Chief Solomon: We do. And we are aware of a website that is used, it’s similar to Craig’s List but it’s a local website where stolen items are put up for sale. So, yes we monitor that constantly but we are also watching social media. But you know the biggest part of social media in combating crime is, for example: I received two messages last week saying ‘hey, check out this person’s social media page’. When I went to their social media website they had drug paraphernalia and photos of marijuana growing in their apartment, in our city, openly talking about it and showing it’s for sale. So we give that to my drug unit.”
“But, we have also been working with a company called Media Sonar for about four months and we were ready to sign a contract with them but it was the end of the fiscal year so we have to go back to them in the new budget cycle. Not only do they monitor social media for crimes being committed like drug dealing, but for things like the safety of children.”
This Media Sonar, in a major incident like a flood, a big storm, or God forbid a shooting at a Methuen location, we will be able to use our Media Sonar and pull up all the social media pages on a specific location on a map and see every public tweet or posing on Facebook or Instagram picture in that area. What I have found is, let’s say the incident is happening in WCAP’s building, I can zoom in and see it’s the second floor, third window from the right, and there’s a person in that office and pinpoint their exact location.”
“The technology out there is unbelievable.”
Tom Duggan: Do you worry about abuse of this technology? People with 1st Amendment concerns are going to go wild with conspiracy theories that this is just more government intrusion.

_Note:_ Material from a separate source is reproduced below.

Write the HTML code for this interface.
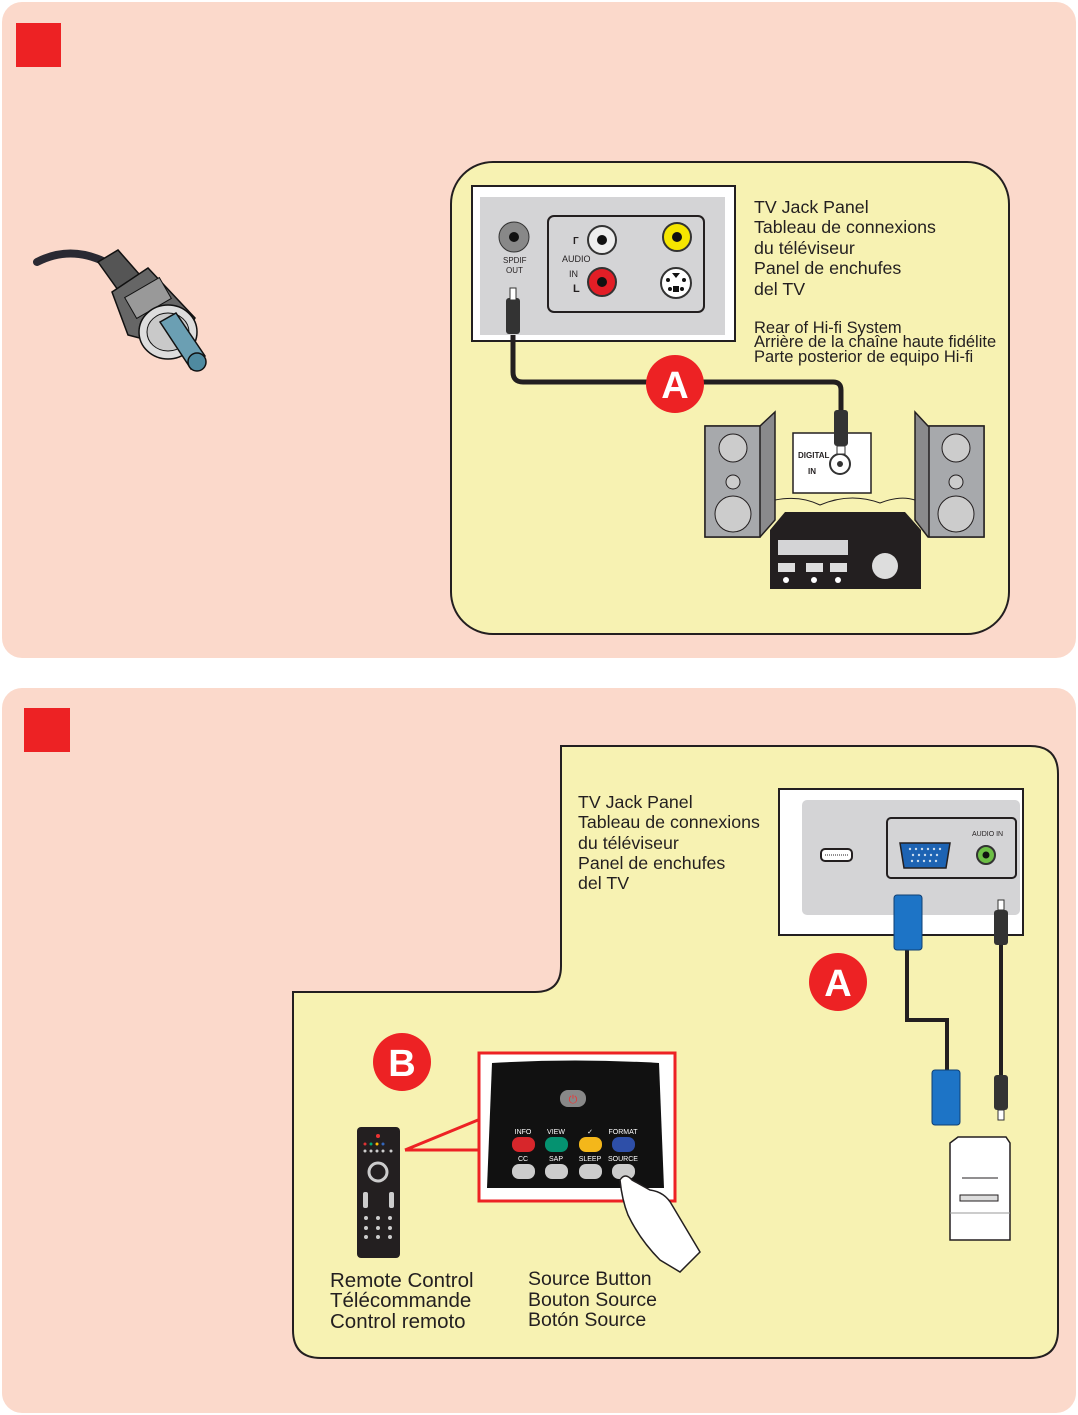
<!DOCTYPE html>
<html><head><meta charset="utf-8"><style>
html,body{margin:0;padding:0;background:#fff}
svg{display:block}
text{font-family:"Liberation Sans",sans-serif;fill:#231f20}
</style></head><body>
<svg width="1078" height="1415" viewBox="0 0 1078 1415" xmlns="http://www.w3.org/2000/svg">
<rect x="0" y="0" width="1078" height="1415" fill="#fff"/>
<rect x="2" y="2" width="1074" height="656" rx="20" fill="#fbd9cb"/>
<rect x="16" y="23" width="45" height="44" fill="#ed2224"/>
<rect x="451" y="162" width="558" height="472" rx="42" fill="#f7f2b2" stroke="#231f20" stroke-width="2"/>

<!-- plug icon -->
<g>
<path d="M37 262 Q70 245 105 262" stroke="#2a2a33" stroke-width="8" fill="none" stroke-linecap="round"/>
<path d="M98 262 L118 250 L160 298 L138 318 Z" fill="#555" stroke="#111" stroke-width="1.5"/>
<path d="M112 292 L148 268 L195 318 L178 348 L128 335 Z" fill="#666" stroke="#111" stroke-width="1.5"/>
<rect x="128" y="286" width="40" height="24" fill="#999" stroke="#111" transform="rotate(-30 148 298)"/>
<ellipse cx="168" cy="332" rx="29" ry="27" fill="#ddd" stroke="#111" stroke-width="1.5"/>
<ellipse cx="168" cy="332" rx="21" ry="19" fill="#c9c9c9" stroke="#111"/>
<path d="M160 322 L176 313 L205 356 L191 369 Z" fill="#6b9fb3" stroke="#111" stroke-width="1.5"/>
<circle cx="197" cy="362" r="9" fill="#4f8aa0" stroke="#111" stroke-width="1.5"/>
</g>

<!-- TV panel top -->
<rect x="472" y="186" width="263" height="155" fill="#fff" stroke="#231f20" stroke-width="2"/>
<rect x="480" y="197" width="245" height="138" fill="#d4d4d6"/>
<circle cx="514" cy="237" r="15" fill="#888" stroke="#333"/><circle cx="514" cy="237" r="5" fill="#111"/>
<text x="503" y="263" font-size="8">SPDIF</text><text x="506" y="273" font-size="8">OUT</text>
<rect x="548" y="216" width="156" height="96" rx="6" fill="none" stroke="#231f20" stroke-width="2"/>
<circle cx="602" cy="240" r="14" fill="#eee" stroke="#333" stroke-width="2"/><circle cx="602" cy="240" r="5" fill="#111"/>
<circle cx="602" cy="282" r="14" fill="#e21e26" stroke="#333" stroke-width="2"/><circle cx="602" cy="282" r="5" fill="#111"/>
<circle cx="677" cy="237" r="14" fill="#f5e600" stroke="#333" stroke-width="2"/><circle cx="677" cy="237" r="5" fill="#111"/>
<circle cx="676" cy="283" r="15" fill="#fff" stroke="#333" stroke-width="2"/>
<circle cx="668" cy="280" r="2" fill="#111"/><circle cx="684" cy="280" r="2" fill="#111"/><circle cx="670" cy="289" r="2" fill="#111"/><circle cx="682" cy="289" r="2" fill="#111"/><rect x="673" y="286" width="6" height="6" fill="#111"/><path d="M672 273 L680 273 L676 278 Z" fill="#111"/>
<text x="573" y="244" font-size="10" font-weight="bold">Г</text>
<text x="562" y="262" font-size="9">AUDIO</text><text x="569" y="277" font-size="9">IN</text>
<text x="573" y="292" font-size="11" font-weight="bold">L</text>
<path d="M513 335 L513 372 Q513 382 523 382 L833 382 Q841 382 841 390 L841 412" stroke="#231f20" stroke-width="5" fill="none"/>
<rect x="506" y="298" width="14" height="36" rx="3" fill="#333"/><rect x="510" y="288" width="6" height="12" fill="#fff" stroke="#333"/>
<circle cx="675" cy="384" r="29" fill="#ed2224"/>
<text x="675" y="398" font-size="38" font-weight="bold" text-anchor="middle" style="fill:#fff">A</text>

<!-- hifi -->
<path d="M705 426 L760 426 L775 412 L775 520 L760 537 L705 537 Z" fill="#8a8a8c" stroke="#231f20" stroke-width="1.5"/>
<rect x="705" y="426" width="55" height="111" fill="#a7a9ac" stroke="#231f20" stroke-width="1.5"/>
<circle cx="733" cy="448" r="14" fill="#ccc" stroke="#231f20"/><circle cx="733" cy="482" r="7" fill="#ccc" stroke="#231f20"/><circle cx="733" cy="514" r="18" fill="#ccc" stroke="#231f20"/>
<path d="M915 412 L928 426 L984 426 L984 537 L928 537 L915 520 Z" fill="#8a8a8c" stroke="#231f20" stroke-width="1.5"/>
<rect x="929" y="426" width="55" height="111" fill="#a7a9ac" stroke="#231f20" stroke-width="1.5"/>
<circle cx="956" cy="448" r="14" fill="#ccc" stroke="#231f20"/><circle cx="956" cy="482" r="7" fill="#ccc" stroke="#231f20"/><circle cx="956" cy="514" r="18" fill="#ccc" stroke="#231f20"/>
<path d="M775 500 Q800 495 820 505 Q850 492 880 503 Q900 495 915 500" stroke="#231f20" fill="none"/>
<rect x="793" y="433" width="78" height="60" fill="#fff" stroke="#231f20" stroke-width="1.5"/>
<text x="798" y="458" font-size="8" font-weight="bold">DIGITAL</text><text x="808" y="474" font-size="8" font-weight="bold">IN</text>
<circle cx="840" cy="464" r="10" fill="#fff" stroke="#333" stroke-width="2"/><circle cx="840" cy="464" r="3" fill="#333"/>
<rect x="834" y="410" width="14" height="36" rx="3" fill="#333"/><rect x="837" y="446" width="8" height="8" fill="#fff" stroke="#333"/>
<path d="M785 512 L905 512 L921 530 L921 589 L770 589 L770 530 Z" fill="#231f20"/>
<rect x="778" y="540" width="70" height="15" fill="#d4d4d6"/>
<rect x="778" y="563" width="17" height="9" fill="#ddd"/><rect x="806" y="563" width="17" height="9" fill="#ddd"/><rect x="830" y="563" width="17" height="9" fill="#ddd"/>
<circle cx="786" cy="580" r="3" fill="#fff"/><circle cx="814" cy="580" r="3" fill="#fff"/><circle cx="838" cy="580" r="3" fill="#fff"/>
<circle cx="885" cy="566" r="13" fill="#ddd"/>

<g font-size="17.8">
<text x="754" y="213">TV Jack Panel</text>
<text x="754" y="233">Tableau de connexions</text>
<text x="754" y="254">du téléviseur</text>
<text x="754" y="274">Panel de enchufes</text>
<text x="754" y="295">del TV</text>
</g>
<g font-size="16.5">
<text x="754" y="333">Rear of Hi-fi System</text>
<text x="754" y="347">Arrière de la chaîne haute fidélite</text>
<text x="754" y="362">Parte posterior de equipo Hi-fi</text>
</g>

<!-- bottom panel -->
<rect x="2" y="688" width="1074" height="725" rx="20" fill="#fbd9cb"/>
<rect x="24" y="708" width="46" height="44" fill="#ed2224"/>
<path d="M561 746 L1030 746 Q1058 746 1058 774 L1058 1330 Q1058 1358 1030 1358 L321 1358 Q293 1358 293 1330 L293 992 L535 992 Q561 992 561 966 Z" fill="#f7f2b2" stroke="#231f20" stroke-width="2"/>
<g font-size="17.8">
<text x="578" y="808">TV Jack Panel</text>
<text x="578" y="828">Tableau de connexions</text>
<text x="578" y="849">du téléviseur</text>
<text x="578" y="869">Panel de enchufes</text>
<text x="578" y="889">del TV</text>
</g>
<rect x="779" y="789" width="244" height="146" fill="#fff" stroke="#231f20" stroke-width="2"/>
<rect x="802" y="800" width="218" height="115" rx="5" fill="#d4d4d6"/>
<rect x="887" y="818" width="129" height="60" rx="4" fill="none" stroke="#231f20" stroke-width="2"/>
<rect x="821" y="849" width="31" height="12" rx="4" fill="#fff" stroke="#231f20" stroke-width="2"/>
<line x1="825" y1="855" x2="848" y2="855" stroke="#231f20" stroke-dasharray="1 1"/>
<path d="M900 843 L950 843 L946 868 L904 868 Z" fill="#1d63b3" stroke="#231f20" stroke-width="1.5"/>
<g fill="#cde">
<circle cx="910" cy="849" r="1.2"/><circle cx="916" cy="849" r="1.2"/><circle cx="922" cy="849" r="1.2"/><circle cx="928" cy="849" r="1.2"/><circle cx="934" cy="849" r="1.2"/><circle cx="940" cy="849" r="1.2"/>
<circle cx="913" cy="855" r="1.2"/><circle cx="919" cy="855" r="1.2"/><circle cx="925" cy="855" r="1.2"/><circle cx="931" cy="855" r="1.2"/><circle cx="937" cy="855" r="1.2"/>
<circle cx="912" cy="861" r="1.2"/><circle cx="918" cy="861" r="1.2"/><circle cx="924" cy="861" r="1.2"/><circle cx="930" cy="861" r="1.2"/><circle cx="936" cy="861" r="1.2"/>
</g>
<circle cx="986" cy="855" r="9" fill="#6cbe45" stroke="#333" stroke-width="2"/><circle cx="986" cy="855" r="3.5" fill="#111"/>
<text x="972" y="836" font-size="7">AUDIO IN</text>
<path d="M907 945 L907 1020 L947 1020 L947 1072" stroke="#231f20" stroke-width="4" fill="none"/>
<path d="M1001 945 L1001 1075" stroke="#231f20" stroke-width="4" fill="none"/>
<rect x="894" y="895" width="28" height="55" rx="3" fill="#1d74c6" stroke="#0f3f73"/>
<rect x="932" y="1070" width="28" height="55" rx="3" fill="#1d74c6" stroke="#0f3f73"/>
<rect x="994" y="910" width="14" height="35" rx="3" fill="#333"/><rect x="998" y="900" width="6" height="10" fill="#fff" stroke="#333"/>
<rect x="994" y="1075" width="14" height="35" rx="3" fill="#333"/><rect x="998" y="1110" width="6" height="10" fill="#fff" stroke="#333"/>
<circle cx="838" cy="982" r="29" fill="#ed2224"/>
<text x="838" y="996" font-size="38" font-weight="bold" text-anchor="middle" style="fill:#fff">A</text>
<path d="M958 1137 L1006 1137 L1010 1143 L1010 1240 L950 1240 L950 1143 Z" fill="#fff" stroke="#231f20" stroke-width="1.5"/>
<line x1="962" y1="1178" x2="998" y2="1178" stroke="#231f20"/>
<rect x="960" y="1195" width="38" height="6" fill="#ddd" stroke="#231f20"/>
<line x1="950" y1="1213" x2="1010" y2="1213" stroke="#999"/>

<circle cx="402" cy="1062" r="29" fill="#ed2224"/>
<text x="402" y="1076" font-size="38" font-weight="bold" text-anchor="middle" style="fill:#fff">B</text>
<rect x="357" y="1127" width="43" height="131" rx="4" fill="#231f20"/>
<g fill="#ccc">
<circle cx="378" cy="1136" r="2" fill="#e33"/>
<circle cx="365" cy="1144" r="1.5" fill="#d33"/><circle cx="371" cy="1144" r="1.5" fill="#0a7"/><circle cx="377" cy="1144" r="1.5" fill="#fb0"/><circle cx="383" cy="1144" r="1.5" fill="#36b"/>
<circle cx="365" cy="1151" r="1.5"/><circle cx="371" cy="1151" r="1.5"/><circle cx="377" cy="1151" r="1.5"/><circle cx="383" cy="1151" r="1.5"/><circle cx="391" cy="1151" r="1.5"/>
<circle cx="378" cy="1172" r="9" fill="none" stroke="#ccc" stroke-width="3"/>
<rect x="363" y="1192" width="5" height="16" rx="2"/><rect x="389" y="1192" width="5" height="16" rx="2"/>
<circle cx="366" cy="1218" r="2"/><circle cx="378" cy="1218" r="2"/><circle cx="390" cy="1218" r="2"/>
<circle cx="366" cy="1228" r="2"/><circle cx="378" cy="1228" r="2"/><circle cx="390" cy="1228" r="2"/>
<circle cx="366" cy="1237" r="2"/><circle cx="378" cy="1237" r="2"/><circle cx="390" cy="1237" r="2"/>
</g>
<path d="M405 1150 L478 1120 M405 1150 L478 1150" stroke="#ed2224" stroke-width="3"/>
<rect x="479" y="1053" width="196" height="148" fill="#fff" stroke="#ed2224" stroke-width="3"/>
<path d="M492 1063 Q575 1058 659 1063 L664 1188 L487 1188 Z" fill="#111"/>
<rect x="560" y="1090" width="26" height="17" rx="8" fill="#888"/>
<text x="573" y="1103" font-size="11" text-anchor="middle" style="fill:#e33">⏻</text>
<g font-size="7" text-anchor="middle">
<text x="523" y="1134" style="fill:#fff">INFO</text><text x="556" y="1134" style="fill:#fff">VIEW</text><text x="590" y="1134" style="fill:#fff">✓</text><text x="623" y="1134" style="fill:#fff">FORMAT</text>
<text x="523" y="1161" style="fill:#fff">CC</text><text x="556" y="1161" style="fill:#fff">SAP</text><text x="590" y="1161" style="fill:#fff">SLEEP</text><text x="623" y="1161" style="fill:#fff">SOURCE</text>
</g>
<rect x="512" y="1137" width="23" height="15" rx="7" fill="#d7262b"/>
<rect x="545" y="1137" width="23" height="15" rx="7" fill="#059270"/>
<rect x="579" y="1137" width="23" height="15" rx="7" fill="#f4b71a"/>
<rect x="612" y="1137" width="23" height="15" rx="7" fill="#2e4fa8"/>
<rect x="512" y="1164" width="23" height="15" rx="7" fill="#ccc"/>
<rect x="545" y="1164" width="23" height="15" rx="7" fill="#ccc"/>
<rect x="579" y="1164" width="23" height="15" rx="7" fill="#ccc"/>
<rect x="612" y="1164" width="23" height="15" rx="7" fill="#ccc"/>
<path d="M620 1180 Q625 1172 632 1180 L650 1190 Q665 1192 672 1205 L700 1252 L680 1272 L660 1260 Q640 1240 628 1215 Q622 1200 620 1180 Z" fill="#fff" stroke="#231f20" stroke-width="1.5"/>
<g font-size="20.5">
<text x="330" y="1287">Remote Control</text>
<text x="330" y="1307">Télécommande</text>
<text x="330" y="1328">Control remoto</text>
</g>
<g font-size="19.5">
<text x="528" y="1285">Source Button</text>
<text x="528" y="1306">Bouton Source</text>
<text x="528" y="1326">Botón Source</text>
</g>
</svg>
</body></html>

Chief Solomon: “There is a possibility for abuse but that’s why we have you. People like Tommy Duggan are going to fight and dig, and find out what is going on and talk about the 1st Amendment and the 2nd Amendment and expose the abuses that might be going on by police. The news media is very important to this democracy. You have to watch us [police] and believe me, we all know we are being watched. You ask the real questions Tommy, and we need people like you to be a check and balance on police and government to make sure this technology is not abused and people’s rights are not trampled on. I know you, and I know you love cops and you support the police, but I know you demand answers too and hold everyone accountable.”
Solomon says that the epidemic of drug overdoses and suicide attempts by addicts in the area has spiked so high that he and other law enforcement agencies are looking for new ways to deal with the issue in the Merrimack Valley.
Solomon has been the Chief of Police in Methuen since 2002, and has been a police officer for 28 years.